Small Loans vs. Microfinance
While often used interchangeably, "small loans" is a broader term, whereas microfinance refers to a specific segment within the small loans ecosystem. Small loans encompass any loan of a modest amount, which could range from a short-term personal loan from a traditional bank to a payday loan. Microfinance, on the other hand, is a specialized category of financial services, including small loans (microcredit), savings, and insurance, specifically aimed at low-income individuals or groups who lack access to conventional banking and financial services. The primary goal of microfinance is poverty alleviation and economic development, often emphasizing social impact alongside financial viability. Small loans can be provided by diverse entities, from banks to online lenders, while microfinance is typically offered by dedicated microfinance institutions (MFIs) or non-governmental organizations.
FAQs
What qualifies as a small loan?
A small loan generally refers to a sum of money borrowed that is relatively low in value, often ranging from hundreds to a few thousand dollars. The exact amount can vary by lender and region.
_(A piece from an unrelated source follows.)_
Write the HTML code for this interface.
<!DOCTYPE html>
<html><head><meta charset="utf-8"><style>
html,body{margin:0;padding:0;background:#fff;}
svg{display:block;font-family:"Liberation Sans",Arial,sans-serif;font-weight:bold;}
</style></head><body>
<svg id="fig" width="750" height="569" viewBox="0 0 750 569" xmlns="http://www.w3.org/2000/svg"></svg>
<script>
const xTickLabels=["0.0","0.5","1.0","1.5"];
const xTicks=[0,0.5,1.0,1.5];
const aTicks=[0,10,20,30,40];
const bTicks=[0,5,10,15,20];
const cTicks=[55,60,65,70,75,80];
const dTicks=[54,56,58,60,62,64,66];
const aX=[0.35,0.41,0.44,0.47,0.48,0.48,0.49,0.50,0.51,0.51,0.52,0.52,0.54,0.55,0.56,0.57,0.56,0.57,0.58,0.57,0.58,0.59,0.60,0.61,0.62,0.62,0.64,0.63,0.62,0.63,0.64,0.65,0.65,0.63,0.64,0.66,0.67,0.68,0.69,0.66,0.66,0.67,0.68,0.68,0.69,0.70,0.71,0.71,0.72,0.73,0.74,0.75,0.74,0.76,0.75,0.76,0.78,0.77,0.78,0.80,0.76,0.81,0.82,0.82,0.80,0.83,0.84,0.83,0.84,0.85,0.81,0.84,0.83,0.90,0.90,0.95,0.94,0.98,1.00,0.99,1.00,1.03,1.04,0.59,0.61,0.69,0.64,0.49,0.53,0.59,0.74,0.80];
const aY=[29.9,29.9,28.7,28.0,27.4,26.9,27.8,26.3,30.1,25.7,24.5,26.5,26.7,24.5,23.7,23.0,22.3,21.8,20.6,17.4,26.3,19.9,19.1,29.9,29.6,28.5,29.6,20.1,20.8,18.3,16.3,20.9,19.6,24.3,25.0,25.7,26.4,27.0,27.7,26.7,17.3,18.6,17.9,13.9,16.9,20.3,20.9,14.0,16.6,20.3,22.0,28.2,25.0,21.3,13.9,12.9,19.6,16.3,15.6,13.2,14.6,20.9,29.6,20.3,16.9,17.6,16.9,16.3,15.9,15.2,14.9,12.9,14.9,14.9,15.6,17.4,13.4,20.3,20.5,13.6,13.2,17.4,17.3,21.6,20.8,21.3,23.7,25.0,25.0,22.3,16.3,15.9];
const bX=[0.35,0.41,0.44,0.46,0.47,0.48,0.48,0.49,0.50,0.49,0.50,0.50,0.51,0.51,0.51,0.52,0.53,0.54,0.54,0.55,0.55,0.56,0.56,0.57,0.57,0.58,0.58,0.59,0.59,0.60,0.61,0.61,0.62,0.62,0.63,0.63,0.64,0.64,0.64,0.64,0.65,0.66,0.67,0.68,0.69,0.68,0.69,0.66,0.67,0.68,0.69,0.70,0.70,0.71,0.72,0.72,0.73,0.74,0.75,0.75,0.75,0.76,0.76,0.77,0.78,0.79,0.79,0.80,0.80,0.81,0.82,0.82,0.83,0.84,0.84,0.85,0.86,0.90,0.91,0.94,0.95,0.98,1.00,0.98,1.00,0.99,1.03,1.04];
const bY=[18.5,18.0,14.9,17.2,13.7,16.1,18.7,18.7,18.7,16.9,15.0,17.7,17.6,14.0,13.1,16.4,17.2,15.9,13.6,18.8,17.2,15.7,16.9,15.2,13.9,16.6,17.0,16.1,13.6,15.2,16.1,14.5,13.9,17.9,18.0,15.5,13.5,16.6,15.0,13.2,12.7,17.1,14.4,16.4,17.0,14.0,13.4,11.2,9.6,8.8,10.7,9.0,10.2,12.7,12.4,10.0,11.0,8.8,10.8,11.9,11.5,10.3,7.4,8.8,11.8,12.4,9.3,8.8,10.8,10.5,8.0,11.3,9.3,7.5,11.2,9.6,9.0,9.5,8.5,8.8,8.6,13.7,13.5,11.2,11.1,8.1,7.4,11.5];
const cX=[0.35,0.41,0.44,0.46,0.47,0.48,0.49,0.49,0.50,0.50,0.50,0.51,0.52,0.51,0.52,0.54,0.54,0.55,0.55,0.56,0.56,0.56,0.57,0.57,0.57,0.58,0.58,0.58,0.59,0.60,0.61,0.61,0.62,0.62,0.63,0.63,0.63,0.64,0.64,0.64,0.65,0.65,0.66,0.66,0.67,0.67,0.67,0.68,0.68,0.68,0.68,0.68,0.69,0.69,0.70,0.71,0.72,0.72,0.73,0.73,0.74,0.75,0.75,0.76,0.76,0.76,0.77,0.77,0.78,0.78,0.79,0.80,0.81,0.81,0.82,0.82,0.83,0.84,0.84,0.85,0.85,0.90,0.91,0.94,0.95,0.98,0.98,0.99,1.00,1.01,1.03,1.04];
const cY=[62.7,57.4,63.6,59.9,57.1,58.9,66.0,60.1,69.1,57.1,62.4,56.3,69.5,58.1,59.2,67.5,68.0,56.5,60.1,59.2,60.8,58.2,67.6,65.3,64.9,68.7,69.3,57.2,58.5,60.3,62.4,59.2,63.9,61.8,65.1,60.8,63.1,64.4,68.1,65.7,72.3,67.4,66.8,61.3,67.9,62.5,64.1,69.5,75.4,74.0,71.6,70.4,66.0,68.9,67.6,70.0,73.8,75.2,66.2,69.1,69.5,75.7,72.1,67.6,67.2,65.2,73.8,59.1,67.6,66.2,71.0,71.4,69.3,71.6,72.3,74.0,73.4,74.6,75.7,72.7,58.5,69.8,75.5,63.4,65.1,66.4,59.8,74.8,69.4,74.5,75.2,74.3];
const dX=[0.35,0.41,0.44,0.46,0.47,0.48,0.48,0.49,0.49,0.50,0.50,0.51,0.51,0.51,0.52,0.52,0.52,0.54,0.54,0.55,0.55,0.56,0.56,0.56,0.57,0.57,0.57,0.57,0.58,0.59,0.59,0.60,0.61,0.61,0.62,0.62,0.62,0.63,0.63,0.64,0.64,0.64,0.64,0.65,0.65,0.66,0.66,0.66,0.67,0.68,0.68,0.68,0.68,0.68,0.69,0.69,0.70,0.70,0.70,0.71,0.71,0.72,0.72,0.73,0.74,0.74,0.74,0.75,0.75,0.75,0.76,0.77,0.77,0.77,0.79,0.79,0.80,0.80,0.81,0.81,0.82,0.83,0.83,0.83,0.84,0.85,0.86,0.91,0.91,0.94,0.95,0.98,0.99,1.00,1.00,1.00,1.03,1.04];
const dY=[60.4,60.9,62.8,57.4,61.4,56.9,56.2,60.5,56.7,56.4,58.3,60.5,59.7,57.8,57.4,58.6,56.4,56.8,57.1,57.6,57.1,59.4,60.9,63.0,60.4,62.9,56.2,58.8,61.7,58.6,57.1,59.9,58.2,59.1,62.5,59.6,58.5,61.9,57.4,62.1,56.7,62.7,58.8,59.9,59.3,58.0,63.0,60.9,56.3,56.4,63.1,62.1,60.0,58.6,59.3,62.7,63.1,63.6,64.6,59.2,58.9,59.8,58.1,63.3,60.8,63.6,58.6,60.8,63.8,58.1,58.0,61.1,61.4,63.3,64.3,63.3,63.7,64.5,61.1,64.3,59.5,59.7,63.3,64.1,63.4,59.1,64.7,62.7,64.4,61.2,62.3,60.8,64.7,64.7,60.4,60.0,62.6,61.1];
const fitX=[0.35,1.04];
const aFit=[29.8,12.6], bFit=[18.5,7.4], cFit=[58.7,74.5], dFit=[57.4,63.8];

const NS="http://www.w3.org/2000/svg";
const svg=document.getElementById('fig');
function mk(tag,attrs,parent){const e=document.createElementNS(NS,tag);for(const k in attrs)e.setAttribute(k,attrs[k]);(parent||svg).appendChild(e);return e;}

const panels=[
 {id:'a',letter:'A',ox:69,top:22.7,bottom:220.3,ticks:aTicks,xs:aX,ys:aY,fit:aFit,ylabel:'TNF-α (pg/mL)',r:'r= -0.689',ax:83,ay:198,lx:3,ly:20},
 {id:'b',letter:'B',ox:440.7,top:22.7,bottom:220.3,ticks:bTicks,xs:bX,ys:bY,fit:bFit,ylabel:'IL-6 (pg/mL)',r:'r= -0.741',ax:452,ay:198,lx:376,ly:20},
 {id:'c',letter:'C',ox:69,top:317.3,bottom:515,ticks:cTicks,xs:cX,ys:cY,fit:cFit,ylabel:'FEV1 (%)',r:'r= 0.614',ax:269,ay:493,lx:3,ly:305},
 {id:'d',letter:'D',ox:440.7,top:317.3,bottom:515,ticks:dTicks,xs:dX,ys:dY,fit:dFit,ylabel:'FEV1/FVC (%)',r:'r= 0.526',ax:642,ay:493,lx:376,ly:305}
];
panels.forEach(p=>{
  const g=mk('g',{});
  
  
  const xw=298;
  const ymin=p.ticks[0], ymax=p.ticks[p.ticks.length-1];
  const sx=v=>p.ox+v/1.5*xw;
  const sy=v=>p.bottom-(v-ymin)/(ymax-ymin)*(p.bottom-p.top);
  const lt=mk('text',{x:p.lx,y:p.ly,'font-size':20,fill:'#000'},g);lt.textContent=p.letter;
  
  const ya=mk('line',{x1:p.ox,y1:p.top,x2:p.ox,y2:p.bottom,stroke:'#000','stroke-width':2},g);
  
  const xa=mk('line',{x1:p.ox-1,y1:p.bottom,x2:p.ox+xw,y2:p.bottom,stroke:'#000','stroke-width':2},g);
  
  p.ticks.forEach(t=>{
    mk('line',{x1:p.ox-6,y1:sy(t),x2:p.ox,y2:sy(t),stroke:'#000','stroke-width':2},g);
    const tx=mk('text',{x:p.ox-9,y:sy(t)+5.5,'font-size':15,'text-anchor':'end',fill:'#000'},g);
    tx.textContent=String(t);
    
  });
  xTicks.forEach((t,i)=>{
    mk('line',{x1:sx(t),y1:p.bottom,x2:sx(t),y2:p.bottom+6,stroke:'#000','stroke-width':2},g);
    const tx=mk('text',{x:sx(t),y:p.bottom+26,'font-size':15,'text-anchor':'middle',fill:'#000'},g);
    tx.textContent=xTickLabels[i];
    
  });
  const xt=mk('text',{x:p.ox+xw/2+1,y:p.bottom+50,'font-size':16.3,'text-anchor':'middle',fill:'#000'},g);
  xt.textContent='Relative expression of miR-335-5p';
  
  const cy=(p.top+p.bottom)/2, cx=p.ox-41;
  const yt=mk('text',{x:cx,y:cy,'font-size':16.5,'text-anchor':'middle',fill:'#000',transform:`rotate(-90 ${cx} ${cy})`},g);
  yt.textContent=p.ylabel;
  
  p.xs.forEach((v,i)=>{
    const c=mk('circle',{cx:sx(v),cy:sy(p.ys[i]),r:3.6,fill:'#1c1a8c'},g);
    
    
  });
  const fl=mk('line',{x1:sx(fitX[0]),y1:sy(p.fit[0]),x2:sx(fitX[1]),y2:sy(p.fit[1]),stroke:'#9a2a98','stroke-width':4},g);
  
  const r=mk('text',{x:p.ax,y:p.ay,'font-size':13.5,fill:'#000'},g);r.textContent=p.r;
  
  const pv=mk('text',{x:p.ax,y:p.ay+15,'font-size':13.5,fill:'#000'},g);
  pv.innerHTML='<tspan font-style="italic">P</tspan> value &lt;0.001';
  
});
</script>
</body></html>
Are small loans only for emergencies?
No, while small loans are frequently used for emergencies, they can also serve other purposes such as funding small business capital, consolidating minor debts, or covering temporary cash flow needs.
How do small loans impact my credit?
If managed responsibly with timely repayment terms, a small loan can positively impact your credit score by demonstrating reliable borrowing behavior. However, missed payments or defaults can negatively affect your credit history.
Are small loans regulated?
Yes, small loans are typically subject to various regulations depending on the type of loan and the jurisdiction. These regulations aim to protect borrowers from unfair practices, such as excessive interest rates or deceptive terms.
Can I get a small loan with bad credit?
It is often possible to obtain a small loan even with a less-than-perfect credit score. However, such loans may come with higher interest rates or require collateral due to the increased risk assessment for the lender.